Average Answer: “Our customers consistently requested features that already existed in our product so we needed to improve discoverability.”

Outstanding Answer: “Our primary objective for that quarter was to reduce churn and one of the lowest hanging fruits was to meet high value needs that actually already existed in the product but suffered from low discoverability. So we prioritized that over building new features.”

Your awareness of a broader reason for the work you’re doing will not only demonstrate your contributions to the overall product strategy and roadmap, but also an ability to balance between business growth opportunities and customer problems.

2. Tie your design back to business metrics

In every portfolio review, I ask for success metrics and whether they were moved once the design was implemented. More often than not, candidates will speak about improved usability study results.

However, standout candidates drill a level deeper into how their design impacted the overall business goals. This typically surfaces as acquisition, conversion, monetization, or retention rates.

Average Answer: “In usability tests, participants found the final designs to be far more valuable and easier to understand.”

Outstanding Answer: “Our hypothesis was that higher engagement with this feature contributed to higher conversion rates to our paid plans. So 6 months after shipping this design, we noticed a 40% increase in engagement with this feature and 10% increase in free users upgrading their plans.”

Of course, this can be difficult depending on the industry and processes of the company you worked in. When I used to design on-premises, enterprise software, I handed over my work and rarely heard back. Although these cases are challenging, you can acknowledge the lack of a feedback loop and still surmise what the indications of success would have been, which would be more impressive than having nothing at all.

3. Describe your go-to market strategy

Lastly, the best design candidates understand their involvement in a project doesn’t end once engineering has finished building their design. They also value the way their design is shipped to users.

This is another one that may have been out of your hands and maybe instead coordinated by a mix of product, sales, and marketing. However, you should still understand why and how your work was delivered to the users to ensure the best chance of success.

Average Answer: “We launched on Jan 1, 2020.”

Outstanding Answer: “Due to the amount of surface area this new design was going to impact, we did a phased rollout and kept an eye on user feedback to catch any red flags. We rolled out to all users on Jan 1, 2020.”

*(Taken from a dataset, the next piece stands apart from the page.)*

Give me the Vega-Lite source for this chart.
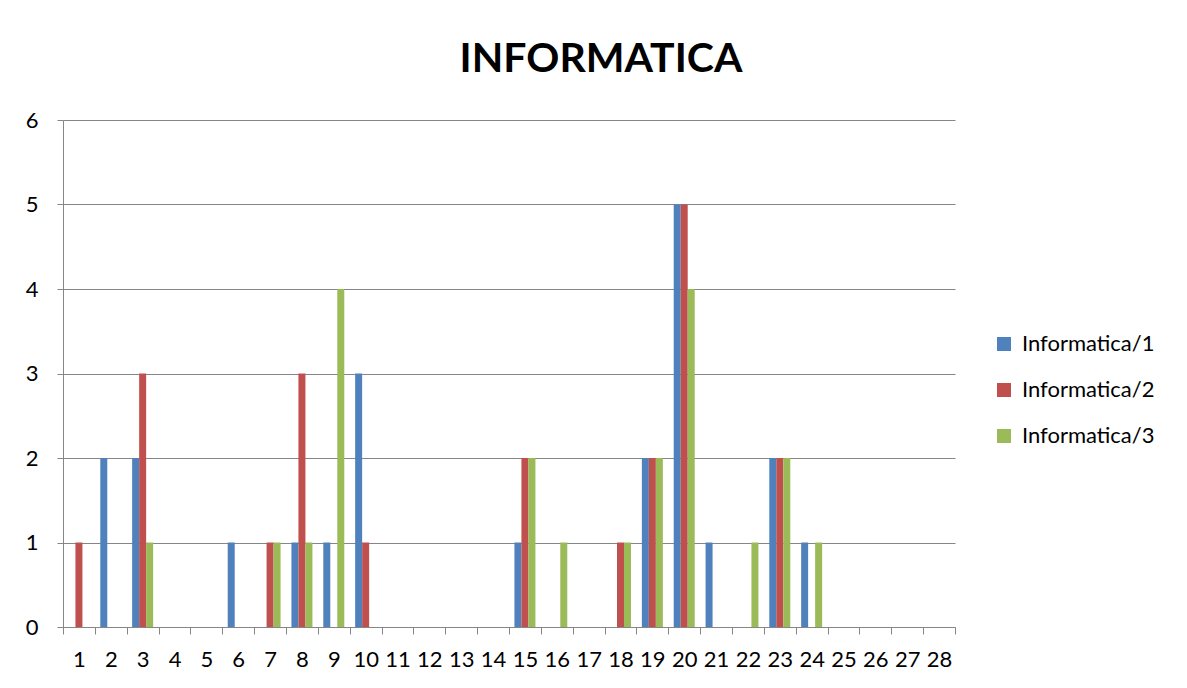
{
  "$schema": "https://vega.github.io/schema/vega-lite/v6.json",
  "width": 892,
  "height": 507,
  "autosize": {"type": "none"},
  "padding": {"left": 63, "top": 120, "right": 232, "bottom": 61},
  "background": "white",
  "title": {
    "text": "INFORMATICA",
    "font": "Lato",
    "fontSize": 41,
    "fontWeight": "bold",
    "color": "#000000",
    "anchor": "middle",
    "dx": 92,
    "offset": 28
  },
  "data": {
    "values": [
      {"cat": 1, "series": "Informatica/1", "value": 0}, {"cat": 1, "series": "Informatica/2", "value": 1}, {"cat": 1, "series": "Informatica/3", "value": 0},
      {"cat": 2, "series": "Informatica/1", "value": 2}, {"cat": 2, "series": "Informatica/2", "value": 0}, {"cat": 2, "series": "Informatica/3", "value": 0},
      {"cat": 3, "series": "Informatica/1", "value": 2}, {"cat": 3, "series": "Informatica/2", "value": 3}, {"cat": 3, "series": "Informatica/3", "value": 1},
      {"cat": 4, "series": "Informatica/1", "value": 0}, {"cat": 4, "series": "Informatica/2", "value": 0}, {"cat": 4, "series": "Informatica/3", "value": 0},
      {"cat": 5, "series": "Informatica/1", "value": 0}, {"cat": 5, "series": "Informatica/2", "value": 0}, {"cat": 5, "series": "Informatica/3", "value": 0},
      {"cat": 6, "series": "Informatica/1", "value": 1}, {"cat": 6, "series": "Informatica/2", "value": 0}, {"cat": 6, "series": "Informatica/3", "value": 0},
      {"cat": 7, "series": "Informatica/1", "value": 0}, {"cat": 7, "series": "Informatica/2", "value": 1}, {"cat": 7, "series": "Informatica/3", "value": 1},
      {"cat": 8, "series": "Informatica/1", "value": 1}, {"cat": 8, "series": "Informatica/2", "value": 3}, {"cat": 8, "series": "Informatica/3", "value": 1},
      {"cat": 9, "series": "Informatica/1", "value": 1}, {"cat": 9, "series": "Informatica/2", "value": 0}, {"cat": 9, "series": "Informatica/3", "value": 4},
      {"cat": 10, "series": "Informatica/1", "value": 3}, {"cat": 10, "series": "Informatica/2", "value": 1}, {"cat": 10, "series": "Informatica/3", "value": 0},
      {"cat": 11, "series": "Informatica/1", "value": 0}, {"cat": 11, "series": "Informatica/2", "value": 0}, {"cat": 11, "series": "Informatica/3", "value": 0},
      {"cat": 12, "series": "Informatica/1", "value": 0}, {"cat": 12, "series": "Informatica/2", "value": 0}, {"cat": 12, "series": "Informatica/3", "value": 0},
      {"cat": 13, "series": "Informatica/1", "value": 0}, {"cat": 13, "series": "Informatica/2", "value": 0}, {"cat": 13, "series": "Informatica/3", "value": 0},
      {"cat": 14, "series": "Informatica/1", "value": 0}, {"cat": 14, "series": "Informatica/2", "value": 0}, {"cat": 14, "series": "Informatica/3", "value": 0},
      {"cat": 15, "series": "Informatica/1", "value": 1}, {"cat": 15, "series": "Informatica/2", "value": 2}, {"cat": 15, "series": "Informatica/3", "value": 2},
      {"cat": 16, "series": "Informatica/1", "value": 0}, {"cat": 16, "series": "Informatica/2", "value": 0}, {"cat": 16, "series": "Informatica/3", "value": 1},
      {"cat": 17, "series": "Informatica/1", "value": 0}, {"cat": 17, "series": "Informatica/2", "value": 0}, {"cat": 17, "series": "Informatica/3", "value": 0},
      {"cat": 18, "series": "Informatica/1", "value": 0}, {"cat": 18, "series": "Informatica/2", "value": 1}, {"cat": 18, "series": "Informatica/3", "value": 1},
      {"cat": 19, "series": "Informatica/1", "value": 2}, {"cat": 19, "series": "Informatica/2", "value": 2}, {"cat": 19, "series": "Informatica/3", "value": 2},
      {"cat": 20, "series": "Informatica/1", "value": 5}, {"cat": 20, "series": "Informatica/2", "value": 5}, {"cat": 20, "series": "Informatica/3", "value": 4},
      {"cat": 21, "series": "Informatica/1", "value": 1}, {"cat": 21, "series": "Informatica/2", "value": 0}, {"cat": 21, "series": "Informatica/3", "value": 0},
      {"cat": 22, "series": "Informatica/1", "value": 0}, {"cat": 22, "series": "Informatica/2", "value": 0}, {"cat": 22, "series": "Informatica/3", "value": 1},
      {"cat": 23, "series": "Informatica/1", "value": 2}, {"cat": 23, "series": "Informatica/2", "value": 2}, {"cat": 23, "series": "Informatica/3", "value": 2},
      {"cat": 24, "series": "Informatica/1", "value": 1}, {"cat": 24, "series": "Informatica/2", "value": 0}, {"cat": 24, "series": "Informatica/3", "value": 1},
      {"cat": 25, "series": "Informatica/1", "value": 0}, {"cat": 25, "series": "Informatica/2", "value": 0}, {"cat": 25, "series": "Informatica/3", "value": 0},
      {"cat": 26, "series": "Informatica/1", "value": 0}, {"cat": 26, "series": "Informatica/2", "value": 0}, {"cat": 26, "series": "Informatica/3", "value": 0},
      {"cat": 27, "series": "Informatica/1", "value": 0}, {"cat": 27, "series": "Informatica/2", "value": 0}, {"cat": 27, "series": "Informatica/3", "value": 0},
      {"cat": 28, "series": "Informatica/1", "value": 0}, {"cat": 28, "series": "Informatica/2", "value": 0}, {"cat": 28, "series": "Informatica/3", "value": 0}
    ]
  },
  "mark": {"type": "bar"},
  "encoding": {
    "x": {
      "field": "cat",
      "type": "ordinal",
      "sort": "ascending",
      "scale": {"paddingInner": 0, "paddingOuter": 0},
      "axis": {
        "title": null,
        "labelAngle": 0,
        "labelFont": "Lato",
        "labelFontSize": 22,
        "labelColor": "#000000",
        "labelPadding": 15,
        "tickBand": "extent",
        "tickSize": 7,
        "tickColor": "#868686",
        "domainColor": "#868686",
        "grid": false
      }
    },
    "xOffset": {
      "field": "series",
      "type": "nominal",
      "scale": {"paddingInner": 0, "paddingOuter": 0.776}
    },
    "y": {
      "field": "value",
      "type": "quantitative",
      "scale": {"domain": [0, 6], "nice": false},
      "axis": {
        "title": null,
        "values": [0, 1, 2, 3, 4, 5, 6],
        "format": "d",
        "labelFont": "Lato",
        "labelFontSize": 22,
        "labelColor": "#000000",
        "labelPadding": 19,
        "tickSize": 6,
        "tickColor": "#868686",
        "domainColor": "#868686",
        "gridColor": "#868686",
        "gridWidth": 1
      }
    },
    "color": {
      "field": "series",
      "type": "nominal",
      "scale": {
        "domain": ["Informatica/1", "Informatica/2", "Informatica/3"],
        "range": ["#4F81BD", "#C0504D", "#9BBB59"]
      },
      "legend": {
        "title": null,
        "orient": "none",
        "legendX": 930,
        "legendY": 213,
        "symbolType": "square",
        "symbolSize": 196,
        "symbolStrokeWidth": 0,
        "labelFont": "Lato",
        "labelFontSize": 22,
        "labelColor": "#000000",
        "rowPadding": 24,
        "labelOffset": 7
      }
    }
  },
  "config": {
    "view": {"stroke": null}
  }
}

Being aware of the risks and minimizing them when launching a product is a huge win both as a user-centric designer and a business-minded one. If you have the chance to check in with your team and ask where your work has gone, demonstrating that knowledge can make a huge impression on your interviewer.

Get started now

Whether or not you’re looking for a new job, get started on these considerations for your next portfolio review now. There is a lot of information gathering that can become exponentially harder after you wrap up a project or leave a company.

And while this list isn’t exhaustive, it is a set of effective improvements that product designers can make in the way they talk about their work and the way it impacts the product as a whole. Just being aware of these concepts will display a level of experience that junior candidates often miss and something I regularly screen for in my own interviews.

And once you get into the routine of asking these questions, the mental clarity around these topics should continue to ground your work and identify areas of growth as a product-minded designer. And in your next interview, you will be able to set yourself apart as someone who delivers impactful and meaningful work.